Read the full methodology

Cell provenance

Every CodingAgentBench leaderboard row is uniquely identified by a 9-field canonical key. Five fields name what was tested; four pin the exact bytes that produced the score. The icon at the end of each leaderboard row opens a popover with all nine values, copyable.

Key fields

Identify the cell uniquely — change any of these and you have a different cell.

tui: TUI. Coding-agent CLI under test (e.g. opencode, aider).
behavior_mode: Behavior mode. Agent personality preset (conv = conversational baseline).
model: Model. Open-weight host model id, e.g. llama-3.3-70b-instruct.
task: Task. Task id from the task registry, e.g. polyglot/python-two-sum.
plugin_stack: Plugin stack. Pinned plugin bundle that ran inside the TUI.

Provenance fields

Pin reproducibility — exact bytes that produced the scores you see.

tui_image_sha: TUI image sha256. Container image digest of the TUI for this run.
model_endpoint_sha: Model endpoint sha256. Digest of the model build / endpoint manifest.
sampling_profile: Sampling profile. Sampling preset id (bundles temp / top_p / seed).
task_added_date: Task added date.

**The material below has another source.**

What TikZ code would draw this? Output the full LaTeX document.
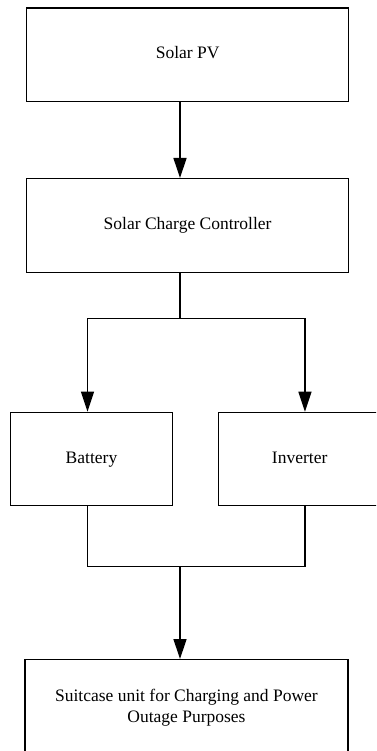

Day the task entered the registry — trust-window anchor.

Reproduce any cell

Open the per-row popover on /leaderboard, copy the command, and paste it into your shell. The command pins every dimension of the run — same TUI image, same model endpoint, same sampling preset — so you can reproduce a leaderboard cell byte-for-byte. Example:

codingagentbench run \
  --tui 'opencode' \
  --behavior-mode 'conv' \
  --model 'llama-3.3-70b-instruct' \
  --task 'polyglot/python-two-sum' \
  --plugin-stack 'conv-vanilla' \
  --tui-image-sha 'sha256:0123456789abcdef0123456789abcdef0123456789abcdef0123456789abcdef' \
  --model-endpoint-sha 'nim:meta/llama-3.3-70b-instruct' \
  --sampling-profile 'default-t0.2-tp0.95' \
  --task-added-date '2026-05-01'

Field order matches the popover: tui · behavior_mode · model · task · plugin_stack · tui_image_sha · model_endpoint_sha · sampling_profile · task_added_date.

Missing fields

A field that isn’t recorded for a given cell is shown as —. That signals an honest gap, not an error — usually because the cell predates the methodology version that introduced the field. See methodology for the per-version field timeline.